Each entry must be given again exactly; images do not belong in the copy.

Source code of charts
----
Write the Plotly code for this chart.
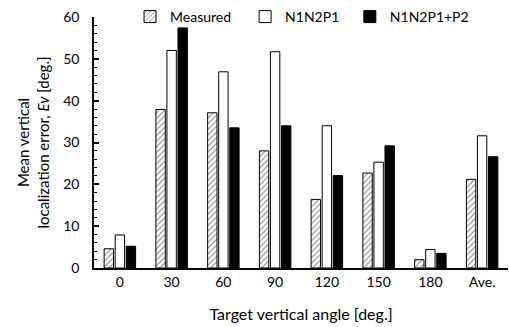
import plotly.graph_objects as go

categories = ["0", "30", "60", "90", "120", "150", "180", "Ave."]
measured = [4.6, 37.9, 37.1, 28.0, 16.4, 22.7, 2.0, 21.2]
n1n2p1 = [7.9, 52.0, 46.9, 51.7, 34.0, 25.3, 4.4, 31.6]
n1n2p1_p2 = [5.2, 57.4, 33.5, 34.0, 22.1, 29.2, 3.5, 26.6]

FONT = "Lato"

fig = go.Figure()
fig.add_trace(go.Bar(
    x=categories, y=measured, name="Measured", legend="legend",
    marker=dict(color="white", line=dict(color="black", width=1),
                pattern=dict(shape="/", fgcolor="black", bgcolor="white", size=4, solidity=0.25)),
))
fig.add_trace(go.Bar(
    x=categories, y=n1n2p1, name="N1N2P1", legend="legend2",
    marker=dict(color="white", line=dict(color="black", width=1)),
))
fig.add_trace(go.Bar(
    x=categories, y=n1n2p1_p2, name="N1N2P1+P2", legend="legend3",
    marker=dict(color="black", line=dict(color="black", width=1)),
))

leg = dict(orientation="h", y=1.0, xanchor="left", yanchor="middle",
           font=dict(size=14), itemwidth=30, bgcolor="rgba(0,0,0,0)")

fig.update_layout(
    width=509, height=327,
    margin=dict(l=94, r=1, t=13, b=59),
    paper_bgcolor="white", plot_bgcolor="white",
    font=dict(family=FONT, size=14, color="black"),
    barmode="group", bargap=0.36, bargroupgap=0.15,
    showlegend=True,
    legend=dict(leg, x=0.087),
    legend2=dict(leg, x=0.365),
    legend3=dict(leg, x=0.618),
    xaxis=dict(showline=True, linecolor="black", linewidth=1.5, ticks="",
               tickfont=dict(size=14),
               title=dict(text="Target vertical angle [deg.]", font=dict(size=16), standoff=20)),
    yaxis=dict(range=[0, 60], dtick=10, showline=True, linecolor="black", linewidth=1.5,
               ticks="inside", ticklen=5, tickwidth=1.5, tickcolor="black",
               ticklabelstandoff=10,
               minor=dict(dtick=2, ticks="inside", ticklen=3, tickwidth=1, tickcolor="black"),
               showgrid=False, zeroline=False, tickfont=dict(size=14),
               title=dict(text="Mean vertical<br>localization error, <i>Ev</i> [deg.]",
                          font=dict(size=15), standoff=10)),
)

fig.write_html("out.html")
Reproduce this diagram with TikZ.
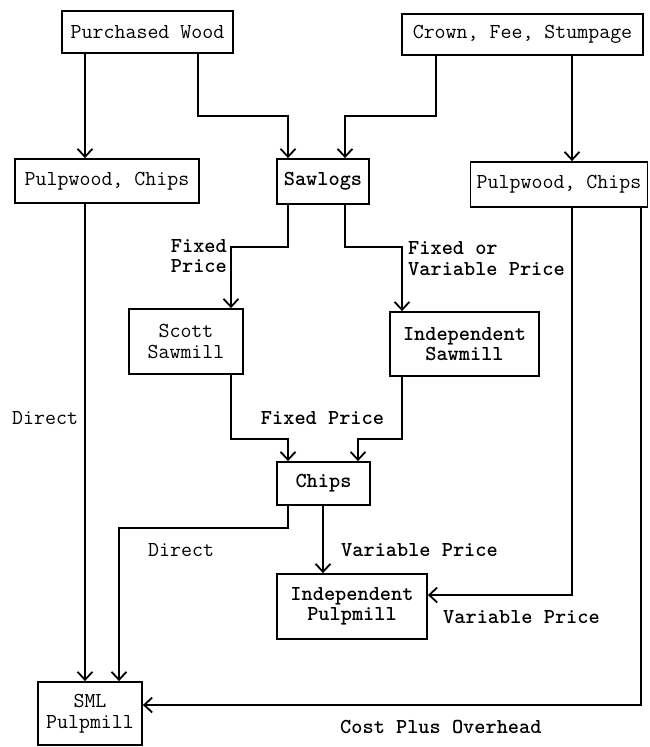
----
### [Solution to the exercise]
Write the Plotly code for this chart.
import plotly.graph_objects as go

categories = ["0", "30", "60", "90", "120", "150", "180", "Ave."]
measured = [4.6, 37.9, 37.1, 28.0, 16.4, 22.7, 2.0, 21.2]
n1n2p1 = [7.9, 52.0, 46.9, 51.7, 34.0, 25.3, 4.4, 31.6]
n1n2p1_p2 = [5.2, 57.4, 33.5, 34.0, 22.1, 29.2, 3.5, 26.6]

FONT = "Lato"

fig = go.Figure()
fig.add_trace(go.Bar(
    x=categories, y=measured, name="Measured", legend="legend",
    marker=dict(color="white", line=dict(color="black", width=1),
                pattern=dict(shape="/", fgcolor="black", bgcolor="white", size=4, solidity=0.25)),
))
fig.add_trace(go.Bar(
    x=categories, y=n1n2p1, name="N1N2P1", legend="legend2",
    marker=dict(color="white", line=dict(color="black", width=1)),
))
fig.add_trace(go.Bar(
    x=categories, y=n1n2p1_p2, name="N1N2P1+P2", legend="legend3",
    marker=dict(color="black", line=dict(color="black", width=1)),
))

leg = dict(orientation="h", y=1.0, xanchor="left", yanchor="middle",
           font=dict(size=14), itemwidth=30, bgcolor="rgba(0,0,0,0)")

fig.update_layout(
    width=509, height=327,
    margin=dict(l=94, r=1, t=13, b=59),
    paper_bgcolor="white", plot_bgcolor="white",
    font=dict(family=FONT, size=14, color="black"),
    barmode="group", bargap=0.36, bargroupgap=0.15,
    showlegend=True,
    legend=dict(leg, x=0.087),
    legend2=dict(leg, x=0.365),
    legend3=dict(leg, x=0.618),
    xaxis=dict(showline=True, linecolor="black", linewidth=1.5, ticks="",
               tickfont=dict(size=14),
               title=dict(text="Target vertical angle [deg.]", font=dict(size=16), standoff=20)),
    yaxis=dict(range=[0, 60], dtick=10, showline=True, linecolor="black", linewidth=1.5,
               ticks="inside", ticklen=5, tickwidth=1.5, tickcolor="black",
               ticklabelstandoff=10,
               minor=dict(dtick=2, ticks="inside", ticklen=3, tickwidth=1, tickcolor="black"),
               showgrid=False, zeroline=False, tickfont=dict(size=14),
               title=dict(text="Mean vertical<br>localization error, <i>Ev</i> [deg.]",
                          font=dict(size=15), standoff=10)),
)

fig.write_html("out.html")
Reproduce this diagram with TikZ.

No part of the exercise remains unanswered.